Try to avoid situations in which two heavyweights (you and your spouse) gang up on one lightweight (your child). It's so easy to add your own two cents' worth when your spouse is discussing a problem with your child ("Yeah, and what's more, you didn't make it to school on time"). In a matter of seconds the two of you can nail the child to the wall with all the things he's done wrong for months and months.

Handle the problems you own. If you're the one who's upset, say, because your child hasn't made his bed or cleaned up a mess, be the one to deal with these problems. It's an error to palm the problem off on your spouse and expect him or her to be as invested as you in a particular outcome or to handle the problem the way you want it handled. Over the long haul these expectations are sure to create conflict in your relationship.

If you feel unsure of your own capability in handling a child, find ways to increase your skill and confidence level until you can deal with the child effectively without your spouse's backup.

Let others handle the problems they own. Sometimes patterns develop in which the first spouse makes judgments out loud about the second spouse's behavior while that person is dealing with the children. If you're the spouse who is observing, try to stay out of the situation.

If you consistently enter other people's arguments and end up judging and taking sides, you are probably fueling the fire instead of putting it out.

If you object to certain ways your spouse typically deals with the childen, talk about these privately when you're not having problems. Avoid being critical. Just simply tell the other person the kind of behavior you'd be more comfortable with and ask if he or she would be willing to try that behavior. Also invite your spouse to describe changes he or she might like in the way you manage the children.

Probably both of you struggle at times to keep your cool with kids, so you may want to agree that if one of you starts getting heavy with a child, the other can step in and offer to take over. Commit yourselves to helping each other avoid wounding your children when there's a problem.
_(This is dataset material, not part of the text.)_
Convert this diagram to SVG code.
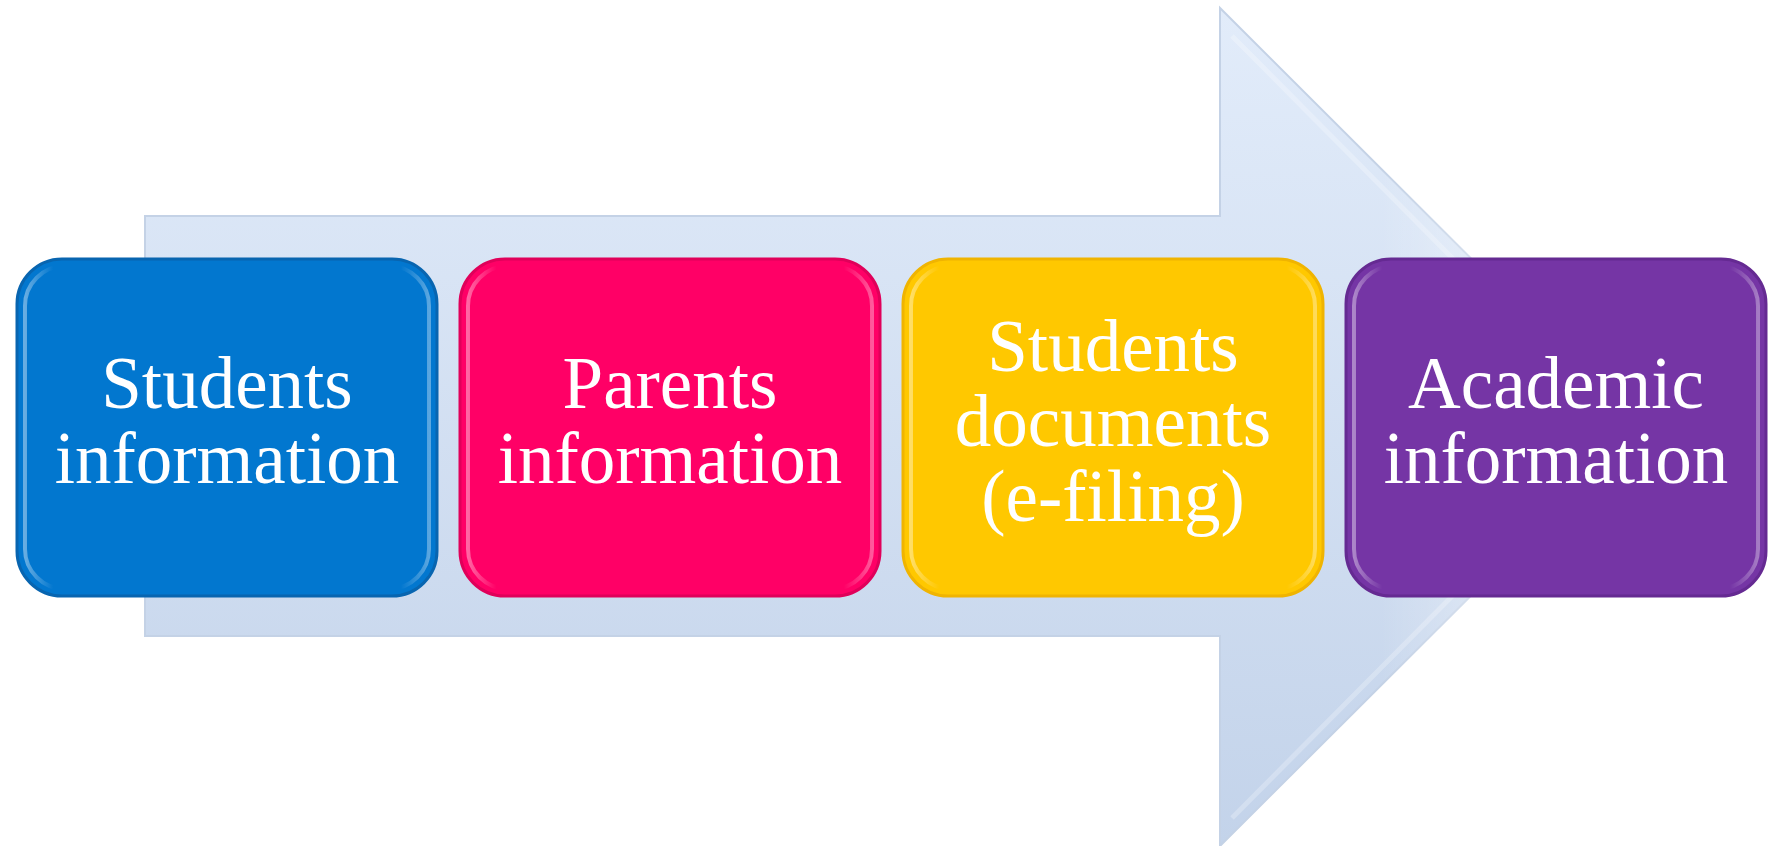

Children's arguments that are causing loud noises and going nowhere should be interrupted quickly and decisively. However, instead of interrogating children about "whose fault it is" or taking sides, just simply separate the kids by moving them to their rooms or to different areas of the house. Work with them privately to adopt desired behaviors.

Become a reporter of positive changes. If you'd like to help your spouse or any of your children make changes, stop criticizing and start reporting when you see them relating effectively to others. Consistently focus on what's going right, not on what's going wrong, and you may be surprised at the positive changes you can help create in your home.